These may be my favorite words ever spoken by an American President. They come from a speech delivered by John F. Kennedy on October 26, 1963 — less than a month before his death — at Amherst College, in honor of the late Robert Frost. The speech was published the following February in The Atlantic under the title “Poetry and Power,” while the nation was still in shock and mourning.
[A]rt establishes the basic human truths which must serve as the touchstones of our judgment. The artist, however faithful to his personal vision of reality, becomes the last champion of the individual mind and sensibility against an intrusive society and an officious state. The great artist is thus a solitary figure. He has, as Frost said, “a lover’s quarrel with the world.” In pursuing his perceptions of reality he must often sail against the currents of his time. This is not a popular role. If Robert Frost was much honored during his lifetime, it was because a good many preferred to ignore his darker truths. Yet, in retrospect, we see how the artist’s fidelity has strengthened the fiber of our national life.
If sometimes our great artists have been the most critical of our society, it is because their sensitivity and their concern for justice, which must motivate any true artist, make them aware that our nation falls short of its highest potential.

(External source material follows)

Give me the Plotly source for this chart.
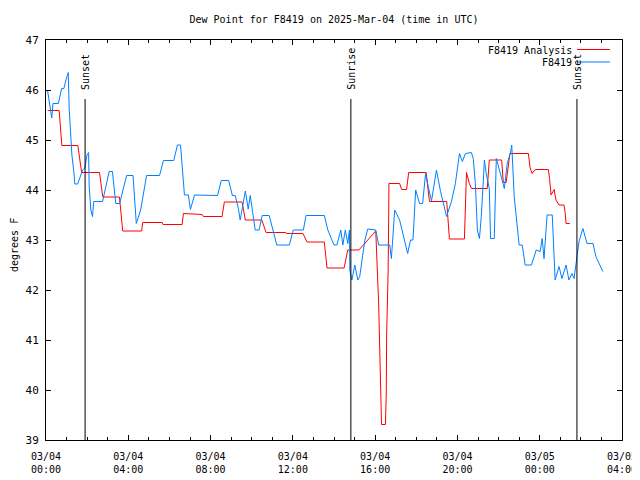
import plotly.graph_objects as go

# ---- data (hours after 2025-03-04 00:00 UTC, dew point in degrees F) ----
analysis_hours = [0.08, 0.64, 0.77, 1.55, 1.69, 1.73, 2.60, 2.76, 3.57, 3.73, 4.65, 4.70,
                  5.65, 5.69, 6.62, 6.68, 7.59, 7.65, 8.56, 8.67, 9.53, 9.69, 10.49, 10.70,
                  11.62, 11.72, 12.49, 12.69, 13.53, 13.66, 14.49, 14.67, 15.21, 16.03,
                  16.17, 16.22, 16.27, 16.31, 16.50, 16.54, 16.56, 16.63, 16.66, 16.67,
                  17.19, 17.29, 17.53, 17.63, 18.48, 18.64, 19.48, 19.61, 20.34, 20.44,
                  20.58, 20.68, 21.45, 21.55, 22.15, 22.23, 22.37, 22.55, 23.45, 23.53,
                  23.63, 23.78, 24.42, 24.48, 24.55, 24.70, 24.79, 24.94, 25.18, 25.23,
                  25.28, 25.46]
analysis_vals = [45.59, 45.59, 44.89, 44.89, 44.47, 44.35, 44.35, 43.86, 43.86, 43.18, 43.18, 43.35,
                 43.35, 43.31, 43.31, 43.53, 43.51, 43.47, 43.47, 43.76, 43.76, 43.40, 43.40, 43.15,
                 43.15, 43.13, 43.13, 42.96, 42.96, 42.44, 42.44, 42.80, 42.80, 43.18,
                 41.74, 40.77, 39.82, 39.31, 39.31, 39.92, 41.12, 42.34, 43.52, 44.13,
                 44.13, 44.01, 44.01, 44.35, 44.35, 43.77, 43.77, 43.02, 43.02, 44.35,
                 44.13, 44.03, 44.03, 44.60, 44.60, 44.15, 44.15, 44.73, 44.73, 44.45,
                 44.33, 44.41, 44.41, 44.23, 43.90, 44.01, 43.80, 43.70, 43.70, 43.57,
                 43.33, 43.33]

station_hours = [0.08, 0.15, 0.22, 0.28, 0.34, 0.60, 0.76, 0.87, 0.97, 1.08, 1.13, 1.21, 1.26,
                 1.36, 1.40, 1.54, 1.65, 1.78, 1.89, 1.99, 2.07, 2.10, 2.18, 2.26, 2.32, 2.75,
                 3.07, 3.23, 3.39, 3.58, 3.92, 4.23, 4.39, 4.60, 4.89, 5.52, 5.71, 6.21, 6.39,
                 6.54, 6.73, 6.92, 7.02, 7.22, 8.34, 8.52, 8.88, 9.06, 9.20, 9.35, 9.44, 9.69,
                 9.83, 9.93, 10.17, 10.36, 10.51, 10.85, 11.22, 11.83, 12.02, 12.51, 12.64,
                 13.53, 13.70, 14.00, 14.14, 14.33, 14.43, 14.55, 14.67, 14.75, 14.77, 14.87,
                 15.01, 15.16, 15.25, 15.50, 15.64, 16.03, 16.17, 16.71, 16.79, 16.95, 17.19,
                 17.43, 17.58, 17.72, 17.84, 17.97, 18.16, 18.31, 18.45, 18.55, 18.74, 18.98,
                 19.18, 19.47, 19.71, 19.90, 20.10, 20.24, 20.39, 20.68, 20.77, 20.87, 20.97,
                 21.07, 21.16, 21.26, 21.31, 21.40, 21.55, 21.61, 21.79, 21.89, 22.13, 22.28,
                 22.42, 22.57, 22.64, 22.76, 23.00, 23.15, 23.29, 23.60, 23.83, 24.02, 24.12,
                 24.21, 24.36, 24.61, 24.75, 24.94, 25.08, 25.28, 25.42, 25.57, 25.67, 25.81,
                 25.91, 26.10, 26.30, 26.59, 26.73, 27.07]
station_vals = [45.98, 45.77, 45.60, 45.44, 45.73, 45.73, 46.03, 46.03, 46.20, 46.35, 45.60, 45.00, 44.70,
                44.34, 44.12, 44.12, 44.27, 44.40, 44.44, 44.70, 44.75, 44.07, 43.60, 43.47, 43.77, 43.77,
                44.37, 44.37, 43.73, 43.73, 44.29, 44.29, 43.33, 43.60, 44.29, 44.29, 44.59, 44.59, 44.90,
                44.90, 43.90, 43.90, 43.61, 43.90, 43.89, 44.19, 44.19, 43.89, 43.89, 43.63, 43.40, 43.98,
                43.62, 43.89, 43.20, 43.20, 43.49, 43.49, 42.90, 42.90, 43.20, 43.20, 43.49,
                43.49, 43.20, 42.90, 42.90, 43.20, 42.90, 43.20, 42.93, 43.20, 42.40, 42.20,
                42.50, 42.20, 42.27, 43.00, 43.22, 43.20, 42.90, 42.90, 42.63, 43.60, 43.40,
                43.00, 42.73, 43.00, 43.00, 44.00, 43.73, 43.73, 44.33, 44.13, 43.78, 44.40,
                43.97, 43.47, 43.77, 44.13, 44.73, 44.57, 44.73, 44.75, 44.63, 44.13, 43.20,
                43.03, 43.47, 44.20, 44.60, 44.33, 44.03, 43.03, 43.03, 44.63, 44.27, 44.03,
                44.53, 44.73, 44.90, 43.87, 42.90, 42.90, 42.50, 42.50, 42.80, 42.77, 43.03,
                42.63, 43.50, 43.50, 42.20, 42.47, 42.23, 42.50, 42.20, 42.33, 42.23, 42.67,
                42.97, 43.23, 42.93, 42.93, 42.67, 42.37]

event_hours = [1.90, 14.82, 25.81]
event_labels = ["Sunset", "Sunrise", "Sunset"]

tick_hours = [0, 4, 8, 12, 16, 20, 24, 28]
tick_labels = ["03/04<br>00:00", "03/04<br>04:00", "03/04<br>08:00", "03/04<br>12:00",
               "03/04<br>16:00", "03/04<br>20:00", "03/05<br>00:00", "03/05<br>04:00"]

FONT = "DejaVu Sans Mono"
RED = "#ff0000"
BLUE = "#0080ff"

fig = go.Figure()
fig.add_trace(go.Scatter(x=analysis_hours, y=analysis_vals, mode="lines",
                         line=dict(color=RED, width=1), name="F8419 Analysis"))
fig.add_trace(go.Scatter(x=station_hours, y=station_vals, mode="lines",
                         line=dict(color=BLUE, width=1), name="F8419"))

# the page body has an 8px default margin: work in page pixels, convert to figure pixels
OFF = 8
W, H = 640 - OFF, 480 - OFF
left_pg, right_pg, top_pg, bottom_pg = 46, 622, 40, 440
L = left_pg - OFF
T = top_pg - OFF
R = W - (right_pg - OFF)
B = H - (bottom_pg - OFF)
pw, ph = right_pg - left_pg, bottom_pg - top_pg

def px(xp):
    return (xp - left_pg) / pw

def py(yp):
    return 1 - (yp - top_pg) / ph

shapes = []
annotations = []
for h, lab in zip(event_hours, event_labels):
    shapes.append(dict(type="line", xref="x", yref="y", x0=h, x1=h, y0=39, y1=45.82,
                       line=dict(color="black", width=1)))
    annotations.append(dict(text=lab, x=h, y=45.96, xref="x", yref="y", textangle=-90,
                            showarrow=False, xanchor="center", yanchor="bottom",
                            font=dict(family=FONT, size=10, color="black")))

# legend (gnuplot style: text right-aligned, sample to the right)
for i, (name, col) in enumerate([("F8419 Analysis", RED), ("F8419", BLUE)]):
    yy = 50 + i * 12.5
    annotations.append(dict(text=name, x=px(574), y=py(yy), xref="paper", yref="paper",
                            showarrow=False, xanchor="right", yanchor="middle",
                            font=dict(family=FONT, size=10, color="black")))
    shapes.append(dict(type="line", xref="paper", yref="paper", x0=px(577), x1=px(610),
                       y0=py(yy - 0.5), y1=py(yy - 0.5), line=dict(color=col, width=1)))

annotations.append(dict(text="degrees F", x=px(15), y=py(245), xref="paper", yref="paper",
                        textangle=-90, showarrow=False, xanchor="center", yanchor="middle",
                        font=dict(family=FONT, size=10, color="black")))

fig.update_layout(
    width=W, height=H,
    margin=dict(l=L, r=R, t=T, b=B, pad=0, autoexpand=False),
    paper_bgcolor="white", plot_bgcolor="white",
    showlegend=False,
    title=dict(text="Dew Point for F8419 on 2025-Mar-04 (time in UTC)", x=(334 - OFF) / W,
               xref="container", y=1 - (19 - OFF) / H, yref="container",
               xanchor="center", yanchor="middle",
               font=dict(family=FONT, size=10, color="black")),
    font=dict(family=FONT, size=10, color="black"),
    shapes=shapes, annotations=annotations,
)
fig.update_xaxes(range=[0, 28], tickmode="array", tickvals=tick_hours, ticktext=tick_labels,
                 automargin=False, ticklabeloverflow="allow",
                 showgrid=False, zeroline=False, showline=True, linecolor="black", linewidth=1,
                 mirror="ticks", ticks="inside", ticklen=5, tickcolor="black",
                 ticklabelstandoff=7,
                 minor=dict(dtick=1, tick0=0, ticks="inside", ticklen=3, tickcolor="black", showgrid=False),
                 tickfont=dict(family=FONT, size=10, color="black"))
fig.update_yaxes(range=[39, 47], dtick=1, tick0=39, automargin=False,
                 showgrid=False, zeroline=False, showline=True, linecolor="black", linewidth=1,
                 mirror="ticks", ticks="inside", ticklen=5, tickcolor="black",
                 ticklabelstandoff=4,
                 tickfont=dict(family=FONT, size=11, color="black"))

fig.write_html("out.html")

I see little of more importance to the future of our country and our civilization than full recognition of the place of the artist. If art is to nourish the roots of our culture, society must set the artist free to follow his vision wherever it takes him.
We must never forget that art is not a form of propaganda; it is a form of truth. And as Mr. MacLeigh once remarked of poets, “There is nothing worse for our trade than to be in style.”
In free society art is not a weapon, and it does not belong to the sphere of polemics and ideology. Artists are not engineers of the soul. It may be different elsewhere. But in a democratic society the highest duty of the writer, the composer, the artist, is to remain true to himself and to let the chips fall where they may. In serving his vision of the truth, the artist best serves his nation. And the nation which disdains the mission of art invites the fate of Robert Frost’s hired man — the fate of having “nothing to look backward to with pride, And nothing to look forward to with hope.”
Note that the first link above will take you to the full text of the speech at the online Kennedy Library, where you can also click a link to hear the audio recording of him delivering it on that day in October 1963.
Wonderful post. I especially like “art is not a form of propaganda, it’s a form of truth” To me art is the putting forth of what has yet to be seen, reaching into our moral imagination and making a connection, being the visionaries of society.
Funny. “Artists are engineers of the soul” is a Stalin quotation.